Unemployment in European theatre

“Hey brother, can you spare a job?” That may very well be the phrase of choice as the United Nations warns of the potential risk of unemployment will displace nearly 11 million individuals in the first half of this decade thanks to slower growth and turbulence. Underscoring that number, the International Labour (ILO) says that in 2019, roughly 212 million individuals will be looking for work as compared to the current level of nearly 201 million.

Across the European theater, prices continue to drop which translates to individuals spending less. It is not so much the image of soup lines and handouts of bread scare economists but there are concerns that an exceptionally low increase in prices among euro-denomination countries could very well bolster a long period of slow growth resulting in a stagnant economy. The outcome, say ILO spokespersons is that if low wages continue to force individuals to consume less and if investments remain lower than expected, then obviously there is an overall outlook for negative growth in the European sector.

The solution that more jobs need to be created in order to close the pending unemployment gap looks dim. The 2015 forecast for overall employment and social trends recently published by the ILO pointed out that an extra 280 million jobs would have to be created by 2019 in order to narrow the job disparity currently created by Europe’s economic downturn.

And, comments the ILO, the quick-fix by euro zone members of cutting employee wages as a way to balance international bailouts of euro zone members cannot continue either.

Staunch Euro zone supporters Great Britain and the United States have experienced recent improvements in their overall jobless rates, but even a long-term positive outlook for those countries remains uncertain at best.

Unemployment is affecting even the most robust of European economies. According to a a news article in The Guardian, Germany, long supporting the European Union on its shoulders, could see its unemployment statistics rise to almost five percent within the next two years versus its current percentage rate of 4.7 percent.

That said however, economists say that the German labour market has shown a great ability to bounce back throughout 2014 and seems to be able to continue that course even in the current slowdown in economic growth.

True-to-to form, the global segment of unemployment affected most are youth, especially those between 15 and 24 years of age. In 2014, youth unemployment was almost three times as high as that of adults, hovering around 13 percent.

According to ta news article in the Economic Times, long-term unemployment trends have created a gap between affluence and poverty and the space will continue to increase as the richest segment of society will literally enjoy a money-grab of one-half of the global wealth within the next year.
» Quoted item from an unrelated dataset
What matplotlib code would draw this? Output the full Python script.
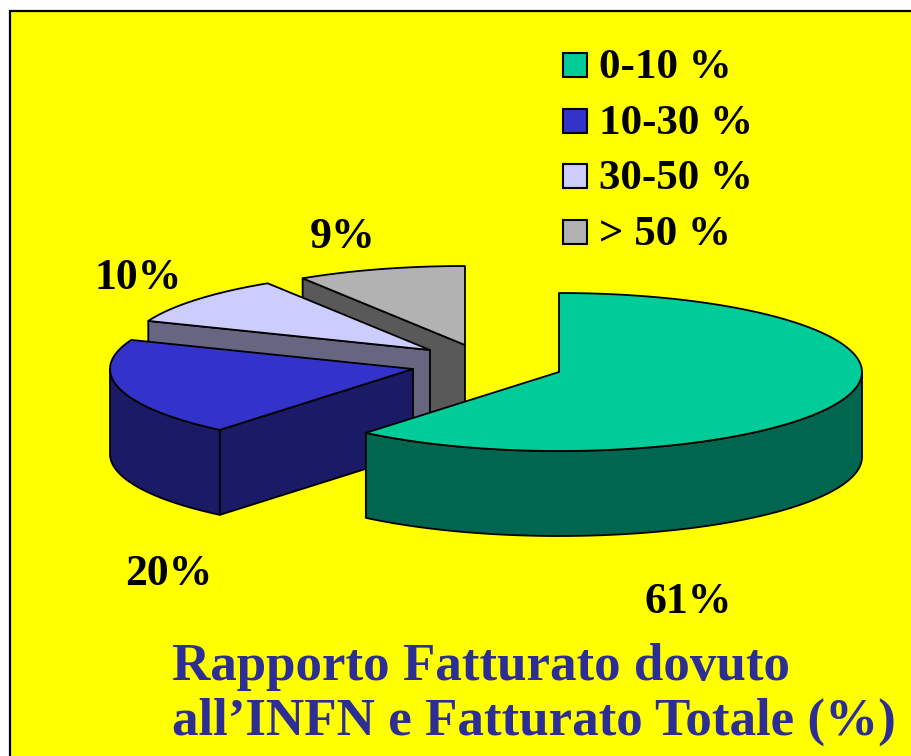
import numpy as np
import matplotlib
matplotlib.use("Agg")
import matplotlib.pyplot as plt
from matplotlib.patches import Polygon, Rectangle

# ---- data ----
categories = ['0-10 %', '10-30 %', '30-50 %', '> 50 %']
values = [61, 20, 10, 9]
value_labels = ['61%', '20%', '10%', '9%']
title_lines = ['Rapporto Fatturato dovuto', 'all\u2019INFN e Fatturato Totale (%)']

# ---- style / layout ----
top_colors = ['#00CC99', '#3333CC', '#CCCCFF', '#B2B2B2']
side_colors = ['#006650', '#1A1A66', '#666680', '#595959']
slice_centers = [(559, 372), (413, 369), (430, 350), (465, 345)]  # exploded apex positions
label_pos = [(688, 613), (169, 585), (138, 289), (343, 248)]
rx, ry, depth = 303, 79, 85
start_angle = 90
W, H = 912, 756
FONT = ['Liberation Serif', 'DejaVu Serif']

fig = plt.figure(figsize=(W / 100, H / 100), dpi=100)
fig.patch.set_facecolor('white')
ax = fig.add_axes([0, 0, 1, 1])
ax.set_xlim(0, W)
ax.set_ylim(H, 0)
ax.axis('off')

ax.add_patch(Rectangle((10.5, 10.5), W, H, facecolor='#FFFF00', edgecolor='black',
                       lw=1.6, zorder=0))


def pt(cx, cy, t):
    r = np.radians(t)
    return cx + rx * np.cos(r), cy - ry * np.sin(r)


def arc(cx, cy, t0, t1, n=120):
    t = np.radians(np.linspace(t0, t1, n))
    return np.column_stack([cx + rx * np.cos(t), cy - ry * np.sin(t)])


# angles (clockwise from start)
bounds = []
a = start_angle
for v in values:
    b = a - 360.0 * v / sum(values)
    bounds.append((a, b))
    a = b

z = 1
edge_kw = dict(edgecolor='black', lw=1.3, joinstyle='round')
for i in [3, 2, 1, 0]:
    cx, cy = slice_centers[i]
    a1, a2 = bounds[i]  # a1 > a2
    lo, hi = a2, a1
    # outer curved side (front half of ellipse)
    for flo, fhi in [(-180, 0), (180, 360)]:
        s0, s1 = max(lo, flo), min(hi, fhi)
        if s1 > s0:
            top = arc(cx, cy, s0, s1)
            bot = top[::-1] + np.array([0, depth])
            ax.add_patch(Polygon(np.vstack([top, bot]), closed=True,
                                 facecolor=side_colors[i], zorder=z, **edge_kw))
            z += 1
    # radial cut faces
    for ang, normal in [(a1, a1 + 90), (a2, a2 - 90)]:
        if np.sin(np.radians(normal)) < -1e-6:
            ex, ey = pt(cx, cy, ang)
            quad = [(cx, cy), (ex, ey), (ex, ey + depth), (cx, cy + depth)]
            ax.add_patch(Polygon(quad, closed=True, facecolor=side_colors[i],
                                 zorder=z, **edge_kw))
            z += 1
    # top face
    top = arc(cx, cy, a1, a2)
    ax.add_patch(Polygon(np.vstack([[cx, cy], top]), closed=True,
                         facecolor=top_colors[i], zorder=z, **edge_kw))
    z += 1

# value labels
for (x, y), lab in zip(label_pos, value_labels):
    ax.text(x, y, lab, ha='center', va='baseline', fontsize=31.5, fontweight='bold',
            family=FONT, color='black', zorder=50)

# legend
leg_x, leg_y0, leg_dy, box = 563, 53, 55.7, 24
for i, cat in enumerate(categories):
    y = leg_y0 + i * leg_dy
    ax.add_patch(Rectangle((leg_x, y), box, box, facecolor=top_colors[i],
                           edgecolor='black', lw=1.5, zorder=50))
    ax.text(599, y + box + 1, cat, ha='left', va='baseline', fontsize=31,
            fontweight='bold', family=FONT, color='black', zorder=50)

# title
for k, line in enumerate(title_lines):
    ax.text(172, 680 + 55 * k, line, ha='left', va='baseline', fontsize=38.2,
            fontweight='bold', family=FONT, color='#2D2D96', zorder=50)

fig.savefig('out.png', dpi=100, facecolor=fig.get_facecolor())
According to the ILO, the income gap is likely to widen, with 30 to 40 percent of total income coming from the earnings of the richest 10 percent, and the poorest 10 percent earning only 2 to 7 percent of total income.

If there is a glimmer of hope to the unemployment scenario, it is that currently the middle class in developing countries accounts for more than 30 percent of total employment. That is up from 20 percent since the last two decades.